Read through the data and report every line in which the word "matplotlib" occurs.

* [DATASET EXTRACT]:

'''

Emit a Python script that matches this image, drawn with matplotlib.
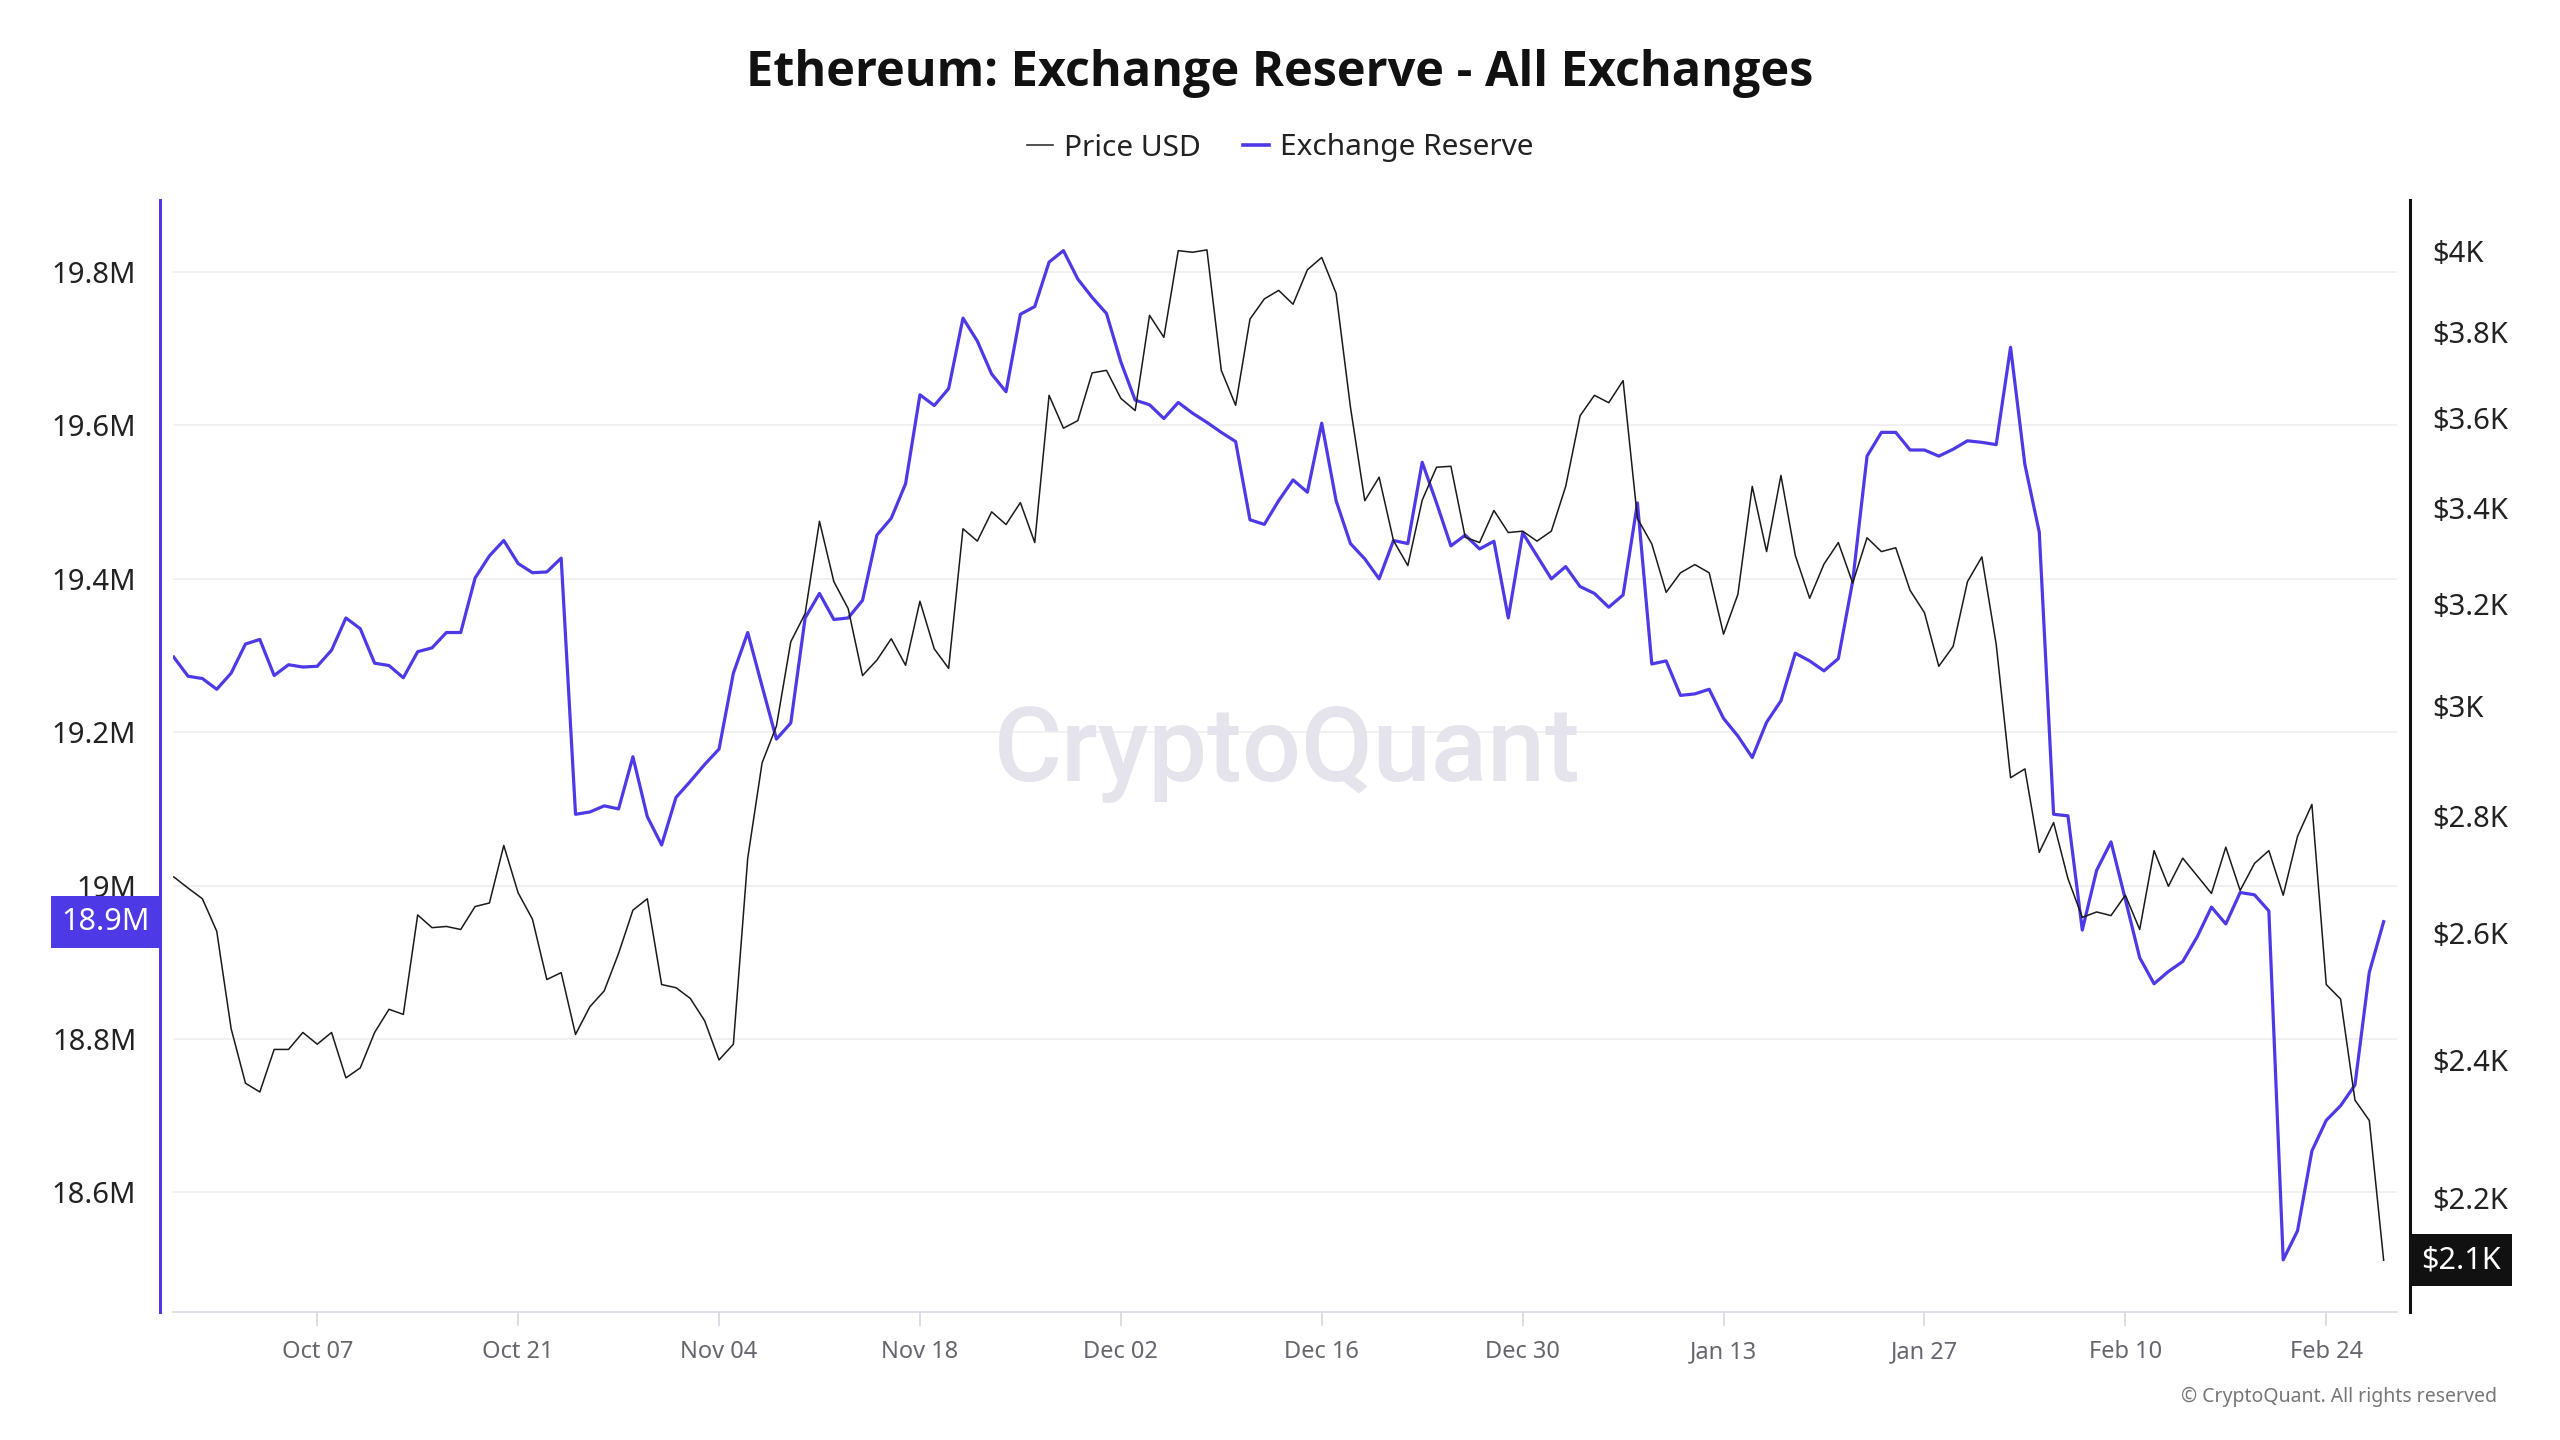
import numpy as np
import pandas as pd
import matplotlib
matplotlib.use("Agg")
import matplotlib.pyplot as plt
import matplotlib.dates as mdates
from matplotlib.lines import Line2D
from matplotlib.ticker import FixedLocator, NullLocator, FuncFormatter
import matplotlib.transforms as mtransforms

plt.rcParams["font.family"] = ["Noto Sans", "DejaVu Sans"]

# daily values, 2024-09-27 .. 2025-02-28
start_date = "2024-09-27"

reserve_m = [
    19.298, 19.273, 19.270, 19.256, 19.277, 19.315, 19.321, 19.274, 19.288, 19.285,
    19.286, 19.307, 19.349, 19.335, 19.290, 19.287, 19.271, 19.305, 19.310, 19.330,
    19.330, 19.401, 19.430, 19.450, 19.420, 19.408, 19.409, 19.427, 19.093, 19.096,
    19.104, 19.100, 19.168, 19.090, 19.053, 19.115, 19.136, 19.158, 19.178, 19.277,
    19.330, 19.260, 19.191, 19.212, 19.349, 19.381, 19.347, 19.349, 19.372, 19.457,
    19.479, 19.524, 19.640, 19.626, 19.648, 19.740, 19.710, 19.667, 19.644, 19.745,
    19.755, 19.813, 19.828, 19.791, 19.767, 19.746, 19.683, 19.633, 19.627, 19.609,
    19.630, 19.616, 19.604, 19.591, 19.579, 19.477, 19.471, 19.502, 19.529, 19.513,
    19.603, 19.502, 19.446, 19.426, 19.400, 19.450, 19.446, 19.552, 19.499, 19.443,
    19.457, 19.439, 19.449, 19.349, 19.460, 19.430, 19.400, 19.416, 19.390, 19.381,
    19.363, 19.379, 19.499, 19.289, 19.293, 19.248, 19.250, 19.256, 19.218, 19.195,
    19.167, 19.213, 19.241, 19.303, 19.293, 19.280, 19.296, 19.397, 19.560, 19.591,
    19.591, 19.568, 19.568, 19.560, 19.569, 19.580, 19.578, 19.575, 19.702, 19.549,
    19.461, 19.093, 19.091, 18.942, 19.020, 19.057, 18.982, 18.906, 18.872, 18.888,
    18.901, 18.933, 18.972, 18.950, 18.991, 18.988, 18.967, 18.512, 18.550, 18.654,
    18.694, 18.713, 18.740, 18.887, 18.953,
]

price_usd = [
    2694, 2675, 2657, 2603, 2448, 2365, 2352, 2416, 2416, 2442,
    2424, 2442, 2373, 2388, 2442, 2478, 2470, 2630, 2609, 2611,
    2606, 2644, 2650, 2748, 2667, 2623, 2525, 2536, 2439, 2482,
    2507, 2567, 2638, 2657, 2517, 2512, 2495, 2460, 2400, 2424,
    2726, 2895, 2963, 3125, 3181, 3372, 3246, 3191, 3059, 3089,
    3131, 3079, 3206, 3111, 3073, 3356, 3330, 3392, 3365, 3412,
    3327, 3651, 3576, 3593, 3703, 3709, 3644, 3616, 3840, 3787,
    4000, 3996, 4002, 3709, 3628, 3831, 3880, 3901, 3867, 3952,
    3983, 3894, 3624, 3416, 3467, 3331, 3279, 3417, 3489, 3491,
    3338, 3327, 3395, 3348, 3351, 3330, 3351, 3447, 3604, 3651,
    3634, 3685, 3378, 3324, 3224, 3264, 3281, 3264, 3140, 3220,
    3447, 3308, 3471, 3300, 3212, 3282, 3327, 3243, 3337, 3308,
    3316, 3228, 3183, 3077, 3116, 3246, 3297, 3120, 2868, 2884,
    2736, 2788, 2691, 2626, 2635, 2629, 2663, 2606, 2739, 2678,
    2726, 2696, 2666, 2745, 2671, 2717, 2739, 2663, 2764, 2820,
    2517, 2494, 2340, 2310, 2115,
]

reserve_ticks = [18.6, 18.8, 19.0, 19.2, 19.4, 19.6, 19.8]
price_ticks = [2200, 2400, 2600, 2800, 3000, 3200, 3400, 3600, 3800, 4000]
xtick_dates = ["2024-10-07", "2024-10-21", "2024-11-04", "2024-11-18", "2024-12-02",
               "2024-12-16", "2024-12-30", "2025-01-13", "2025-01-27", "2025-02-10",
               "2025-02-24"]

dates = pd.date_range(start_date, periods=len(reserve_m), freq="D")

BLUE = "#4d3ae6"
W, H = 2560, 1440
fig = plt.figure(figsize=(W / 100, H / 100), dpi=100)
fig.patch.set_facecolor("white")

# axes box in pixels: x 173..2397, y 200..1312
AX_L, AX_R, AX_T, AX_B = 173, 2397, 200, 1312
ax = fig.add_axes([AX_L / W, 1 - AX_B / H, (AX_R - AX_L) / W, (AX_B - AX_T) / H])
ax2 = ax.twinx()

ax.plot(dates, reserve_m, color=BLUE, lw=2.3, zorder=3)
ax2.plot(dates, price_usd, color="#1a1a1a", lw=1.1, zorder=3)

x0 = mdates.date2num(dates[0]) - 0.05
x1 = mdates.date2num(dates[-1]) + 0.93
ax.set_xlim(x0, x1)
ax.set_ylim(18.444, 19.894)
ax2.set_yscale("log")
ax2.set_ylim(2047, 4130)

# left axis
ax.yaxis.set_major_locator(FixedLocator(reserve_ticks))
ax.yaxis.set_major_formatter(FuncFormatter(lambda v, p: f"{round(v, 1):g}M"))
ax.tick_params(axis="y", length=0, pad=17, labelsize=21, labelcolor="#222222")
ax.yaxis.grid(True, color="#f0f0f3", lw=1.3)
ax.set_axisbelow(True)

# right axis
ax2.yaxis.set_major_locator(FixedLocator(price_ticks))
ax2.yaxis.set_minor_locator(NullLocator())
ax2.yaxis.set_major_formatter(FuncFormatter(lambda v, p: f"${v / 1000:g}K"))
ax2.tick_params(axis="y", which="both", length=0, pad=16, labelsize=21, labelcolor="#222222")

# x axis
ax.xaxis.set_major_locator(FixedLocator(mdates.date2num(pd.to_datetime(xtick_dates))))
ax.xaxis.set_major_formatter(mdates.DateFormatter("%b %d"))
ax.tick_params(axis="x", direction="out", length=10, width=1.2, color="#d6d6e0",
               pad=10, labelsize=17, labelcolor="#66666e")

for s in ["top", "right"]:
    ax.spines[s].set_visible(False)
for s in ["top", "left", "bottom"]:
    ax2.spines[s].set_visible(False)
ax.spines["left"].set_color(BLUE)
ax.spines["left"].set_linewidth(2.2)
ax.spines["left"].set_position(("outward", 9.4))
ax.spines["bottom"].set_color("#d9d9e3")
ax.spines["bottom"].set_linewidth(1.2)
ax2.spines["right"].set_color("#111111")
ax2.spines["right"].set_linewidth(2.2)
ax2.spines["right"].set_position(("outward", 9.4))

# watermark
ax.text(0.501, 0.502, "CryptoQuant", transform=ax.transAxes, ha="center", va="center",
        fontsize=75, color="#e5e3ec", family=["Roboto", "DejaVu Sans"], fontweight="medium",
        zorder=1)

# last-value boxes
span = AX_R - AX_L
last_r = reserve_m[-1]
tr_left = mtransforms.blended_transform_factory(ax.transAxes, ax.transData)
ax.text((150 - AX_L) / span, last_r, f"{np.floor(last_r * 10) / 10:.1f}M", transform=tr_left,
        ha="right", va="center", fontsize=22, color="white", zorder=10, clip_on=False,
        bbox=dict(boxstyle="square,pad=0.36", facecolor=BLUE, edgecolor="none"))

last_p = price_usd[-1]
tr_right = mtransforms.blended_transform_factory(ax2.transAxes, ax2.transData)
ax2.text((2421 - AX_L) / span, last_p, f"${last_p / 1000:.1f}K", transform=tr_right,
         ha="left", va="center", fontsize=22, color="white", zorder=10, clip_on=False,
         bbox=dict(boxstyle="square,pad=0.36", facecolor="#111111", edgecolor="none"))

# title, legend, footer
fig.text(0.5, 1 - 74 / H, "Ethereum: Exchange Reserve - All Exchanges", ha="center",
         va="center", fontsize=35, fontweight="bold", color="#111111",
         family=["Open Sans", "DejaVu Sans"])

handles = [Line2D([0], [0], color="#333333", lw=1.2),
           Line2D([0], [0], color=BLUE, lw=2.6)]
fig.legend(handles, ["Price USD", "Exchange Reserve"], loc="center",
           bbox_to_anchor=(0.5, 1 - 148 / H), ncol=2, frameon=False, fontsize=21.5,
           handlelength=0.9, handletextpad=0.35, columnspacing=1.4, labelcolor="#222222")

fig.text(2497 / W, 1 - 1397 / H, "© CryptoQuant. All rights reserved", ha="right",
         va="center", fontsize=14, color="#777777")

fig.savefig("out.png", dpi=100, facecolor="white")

'''

* [FINISHED EXERCISE]:
Emit a Python script that matches this image, drawn with matplotlib.
import matplotlib
matplotlib.use("Agg")
import matplotlib.pyplot as plt
import matplotlib.dates as mdates
from matplotlib.lines import Line2D
from matplotlib.ticker import FixedLocator, NullLocator, FuncFormatter
import matplotlib.transforms as mtransforms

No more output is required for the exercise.